La France, pour les femmes, ça craint. Ne me dîtes pas que vous été dupe de la mystique égalitaire française, « nous en France on peut avoir des enfants et bosser en même temps, on a de la chance » ? Travailler en France, oui, les femmes peuvent, mais pour faire quoi ? Un truc un peu nul et sans perspectives ? Ou alors à mi-temps et « dis merci à ton employeur car tu as le temps de t’occuper de tes gosses ? » Pas étonnant qu’au palmarès des inégalités hommes-femmes dans le monde, la France fasse figure de tortue. D’après un classement établi par le Forum économique mondial sur 134 pays, elle est à la 46e position en 2010, juste derrière la Pologne, la Jamaïque et la Russie. Les mieux classés sont les Scandinaves, peut-être parce qu’ils habitent la patrie du Père Noël.
Les langues se délient, l’affaire DSK pourrait contribuer à « faire bouger les lignes », comme on dit en sarkolangue. Il était temps. Je vous raconte une anecdote significative. Je me rends au Salon du livre de Paris il y a quelques années. Je vais à la rencontre d’un éditeur avec lequel j’ai signé un contrat pour rédiger un petit ouvrage de vulgarisation. Lui et moi on ne s’est jamais rencontrés, on a échangé par emails ; sur le stand de sa maison d’édition, je m’avance vers lui, et je me présente. Il me tourne illico le dos et se met à parler à quelqu’un d’autre. Je pense qu’il n’a pas entendu, je recommence, « Bonjour, je m’appelle Corinne Maier…». Il me regarde à peine et lâche : « Ah, je vous demande une minute ». J’attends un peu, il est toujours occupé, tant pis, je quitte l’étal, passe devant lui en faisant un salut de la main. Là, pour la première fois, il me regarde vraiment, et il marmonne : « Excusez-moi, je vous avais prise pour une stagiaire ».

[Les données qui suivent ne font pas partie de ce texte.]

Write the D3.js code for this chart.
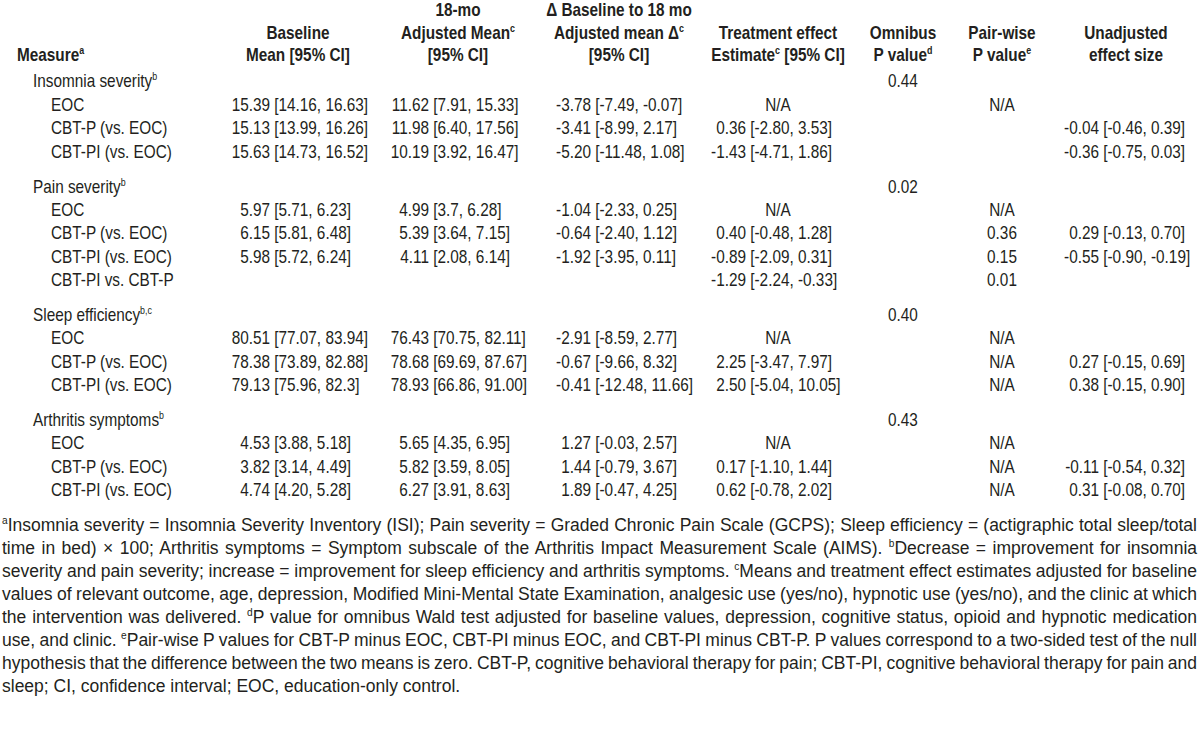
<!DOCTYPE html>
<html><head><meta charset="utf-8">
<script src="https://cdn.jsdelivr.net/npm/d3@7"></script>
<style>html,body{margin:0;padding:0;background:#fff;} svg{display:block}</style>
</head><body><svg id="chart" width="1200" height="743"></svg>
<script>
// ---------------- DATA ----------------
const columnKeys = ["measure","baseline","adjMean","delta","effect","omnibus","pairwise","unadjusted"];
const headerLine1 = ["", "", "18-mo", "Δ Baseline to 18 mo", "", "", "", ""];
const headerLine2 = ["", "Baseline", "Adjusted Mean^{c}", "Adjusted mean Δ^{c}", "Treatment effect", "Omnibus", "Pair-wise", "Unadjusted"];
const headerLine3 = ["Measure^{a}", "Mean [95% CI]", "[95% CI]", "[95% CI]", "Estimate^{c} [95% CI]", "P value^{d}", "P value^{e}", "effect size"];

const measures   = ["Insomnia severity", "Pain severity", "Sleep efficiency", "Arthritis symptoms"];
const measureSup = ["b", "b", "b,c", "b"];
const omnibusP   = ["0.44", "0.02", "0.40", "0.43"];

const rowMeasure = [0,0,0, 1,1,1,1, 2,2,2, 3,3,3];
const rowLabels  = ["EOC","CBT-P (vs. EOC)","CBT-PI (vs. EOC)",
                    "EOC","CBT-P (vs. EOC)","CBT-PI (vs. EOC)","CBT-PI vs. CBT-P",
                    "EOC","CBT-P (vs. EOC)","CBT-PI (vs. EOC)",
                    "EOC","CBT-P (vs. EOC)","CBT-PI (vs. EOC)"];
const baselineMean = ["15.39 [14.16, 16.63]","15.13 [13.99, 16.26]","15.63 [14.73, 16.52]",
                      "5.97 [5.71, 6.23]","6.15 [5.81, 6.48]","5.98 [5.72, 6.24]","",
                      "80.51 [77.07, 83.94]","78.38 [73.89, 82.88]","79.13 [75.96, 82.3]",
                      "4.53 [3.88, 5.18]","3.82 [3.14, 4.49]","4.74 [4.20, 5.28]"];
const adjustedMean = ["11.62 [7.91, 15.33]","11.98 [6.40, 17.56]","10.19 [3.92, 16.47]",
                      "4.99 [3.7, 6.28]","5.39 [3.64, 7.15]","4.11 [2.08, 6.14]","",
                      "76.43 [70.75, 82.11]","78.68 [69.69, 87.67]","78.93 [66.86, 91.00]",
                      "5.65 [4.35, 6.95]","5.82 [3.59, 8.05]","6.27 [3.91, 8.63]"];
const deltaMean    = ["-3.78 [-7.49, -0.07]","-3.41 [-8.99, 2.17]","-5.20 [-11.48, 1.08]",
                      "-1.04 [-2.33, 0.25]","-0.64 [-2.40, 1.12]","-1.92 [-3.95, 0.11]","",
                      "-2.91 [-8.59, 2.77]","-0.67 [-9.66, 8.32]","-0.41 [-12.48, 11.66]",
                      "1.27 [-0.03, 2.57]","1.44 [-0.79, 3.67]","1.89 [-0.47, 4.25]"];
const treatmentEffect = ["N/A","0.36 [-2.80, 3.53]","-1.43 [-4.71, 1.86]",
                      "N/A","0.40 [-0.48, 1.28]","-0.89 [-2.09, 0.31]","-1.29 [-2.24, -0.33]",
                      "N/A","2.25 [-3.47, 7.97]","2.50 [-5.04, 10.05]",
                      "N/A","0.17 [-1.10, 1.44]","0.62 [-0.78, 2.02]"];
const pairwiseP    = ["N/A","","", "N/A","0.36","0.15","0.01", "N/A","N/A","N/A", "N/A","N/A","N/A"];
const unadjustedES = ["","-0.04 [-0.46, 0.39]","-0.36 [-0.75, 0.03]",
                      "","0.29 [-0.13, 0.70]","-0.55 [-0.90, -0.19]","",
                      "","0.27 [-0.15, 0.69]","0.38 [-0.15, 0.90]",
                      "","-0.11 [-0.54, 0.32]","0.31 [-0.08, 0.70]"];

const footnoteLines = [
  "^{a}Insomnia severity = Insomnia Severity Inventory (ISI); Pain severity = Graded Chronic Pain Scale (GCPS); Sleep efficiency = (actigraphic total sleep/total",
  "time in bed) × 100; Arthritis symptoms = Symptom subscale of the Arthritis Impact Measurement Scale (AIMS). ^{b}Decrease = improvement for insomnia",
  "severity and pain severity; increase = improvement for sleep efficiency and arthritis symptoms. ^{c}Means and treatment effect estimates adjusted for baseline",
  "values of relevant outcome, age, depression, Modified Mini-Mental State Examination, analgesic use (yes/no), hypnotic use (yes/no), and the clinic at which",
  "the intervention was delivered. ^{d}P value for omnibus Wald test adjusted for baseline values, depression, cognitive status, opioid and hypnotic medication",
  "use, and clinic. ^{e}Pair-wise P values for CBT-P minus EOC, CBT-PI minus EOC, and CBT-PI minus CBT-P. P values correspond to a two-sided test of the null",
  "hypothesis that the difference between the two means is zero. CBT-P, cognitive behavioral therapy for pain; CBT-PI, cognitive behavioral therapy for pain and",
  "sleep; CI, confidence interval; EOC, education-only control."
];

// ---------------- LAYOUT ----------------
const W = 1200, H = 743;
function fontAvailable(name){
  const c = document.createElement('canvas').getContext('2d');
  const s = 'abcdefghijklmWMW0123456789';
  c.font = '40px monospace'; const a = c.measureText(s).width;
  c.font = '40px "' + name + '", monospace'; const b = c.measureText(s).width;
  return Math.abs(a-b) > 0.5;
}
const narrow = fontAvailable("Liberation Sans Narrow");
const FAMILY = narrow ? '"Liberation Sans Narrow", "Liberation Sans", Arial, sans-serif' : '"Liberation Sans", Arial, sans-serif';
const SX = narrow ? 1 : 0.82;
const FS = 18.7;
const X = x => x / SX;
const INK = '#231f20';

const svg = d3.select('#chart');
svg.append('rect').attr('width', W).attr('height', H).attr('fill', '#fff');
const root = svg.append('g')
  .attr('transform', `scale(${SX},1)`)
  .attr('font-family', FAMILY).attr('font-size', FS).attr('fill', INK);

// header centre of each column
const colCenter = d3.scaleOrdinal().domain(columnKeys).range([17, 298, 458, 619, 778, 903, 1002, 1126]);
// right edge of the point estimate in value columns
const estRight = d3.scaleOrdinal().domain(["baseline","adjMean","delta","effect","unadjusted"]).range([270, 429, 591, 746, 1099]);
const headerY = d3.scalePoint().domain([1,2,3]).range([16.5, 61.5]);

// row slots (group rows + item rows)
const slots = [];
let s = 0;
measures.forEach((m, mi) => {
  if (mi > 0) s += 0.5;
  slots.push({type: 'measure', mi, slot: s}); s += 1;
  rowMeasure.forEach((rm, ri) => { if (rm === mi) { slots.push({type: 'row', ri, slot: s}); s += 1; } });
});
const yScale = d3.scaleLinear().domain([0, 1]).range([81 + 6.5, 81 + 6.5 + 23.35]);

function richText(parent, str, x, y, anchor, fs, sx) {
  fs = fs || FS; sx = sx || SX;
  const t = parent.append('text').attr('x', x / sx).attr('y', y).attr('text-anchor', anchor);
  const parts = str.split(/\^\{([^}]*)\}/);
  let raised = false;
  parts.forEach((p, i) => {
    if (!p) return;
    const ts = t.append('tspan').text(p);
    if (i % 2 === 1) {
      ts.attr('font-size', fs * 0.58);
      if (!raised) ts.attr('dy', -7);
      raised = true;
    } else if (raised) { ts.attr('dy', 7); raised = false; }
  });
  return t;
}

// ---------------- HEADER ----------------
const head = root.append('g').attr('font-weight', 'bold');
[headerLine1, headerLine2, headerLine3].forEach((line, li) => {
  line.forEach((txt, ci) => {
    if (!txt) return;
    const key = columnKeys[ci];
    richText(head, txt, colCenter(key), headerY(li + 1), key === 'measure' ? 'start' : 'middle');
  });
});

// ---------------- BODY ----------------
const body = root.append('g');
const valueCols = [["baseline", baselineMean], ["adjMean", adjustedMean], ["delta", deltaMean], ["effect", treatmentEffect], ["unadjusted", unadjustedES]];
const spaceW = narrow ? FS * 0.228 : FS * 0.278 * 0.82;

slots.forEach(d => {
  const y = yScale(d.slot);
  if (d.type === 'measure') {
    richText(body, measures[d.mi] + '^{' + measureSup[d.mi] + '}', 33, y, 'start');
    body.append('text').attr('x', X(colCenter('omnibus'))).attr('y', y).attr('text-anchor', 'middle').text(omnibusP[d.mi]);
    return;
  }
  const ri = d.ri;
  body.append('text').attr('x', X(51)).attr('y', y).text(rowLabels[ri]);
  valueCols.forEach(([key, arr]) => {
    const v = arr[ri];
    if (!v) return;
    const k = v.indexOf(' ');
    if (k < 0) {
      body.append('text').attr('x', X(colCenter(key))).attr('y', y).attr('text-anchor', 'middle').text(v);
    } else {
      body.append('text').attr('x', X(estRight(key))).attr('y', y).attr('text-anchor', 'end').text(v.slice(0, k));
      body.append('text').attr('x', X(estRight(key) + spaceW)).attr('y', y).attr('text-anchor', 'start').text(v.slice(k + 1));
    }
  });
  if (pairwiseP[ri]) {
    body.append('text').attr('x', X(colCenter('pairwise'))).attr('y', y).attr('text-anchor', 'middle').text(pairwiseP[ri]);
  }
});

// ---------------- FOOTNOTES ----------------
const FFS = 17.5;
const foot = svg.append('g').attr('font-family', '"Liberation Sans", Arial, sans-serif')
  .attr('font-size', FFS).attr('fill', INK);
const footY = d3.scaleLinear().domain([0, 1]).range([525 + 6.3, 525 + 6.3 + 23]);
const footLeft = 2, footRight = 1197;
footnoteLines.forEach((line, i) => {
  const t = richText(foot, line, footLeft, footY(i), 'start', FFS, 1);
  if (i < footnoteLines.length - 1) {
    const natural = t.node().getComputedTextLength();
    const spaces = (line.match(/ /g) || []).length;
    const target = (footRight - footLeft);
    if (spaces > 0) t.attr('word-spacing', (target - natural) / spaces);
  }
});
</script>
</body></html>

Être une femme, c’est être prise pour une stagiaire tout le temps. Ca veut dire qu’on vous laisse le strapontin, le tabouret ou l’escabeau, et parfois la sellette. Bref, un siège d’appoint. Mais tout va changer pour moi, non pas parce que l’égalité progresse à pas de géant, mais parce que je vieillis. Bientôt, on ne pourra plus me prendre pour une stagiaire. On me proposera peut-être une chaise, une vraie chaise, où je pourrai prendre mes aises. A moins que, d’ici là, je n’aie le cul dans le beurre : plus besoin de quémander pour m’asseoir. Mon portefeuille bien rempli me permettra de m’offrir une chaise à porteur.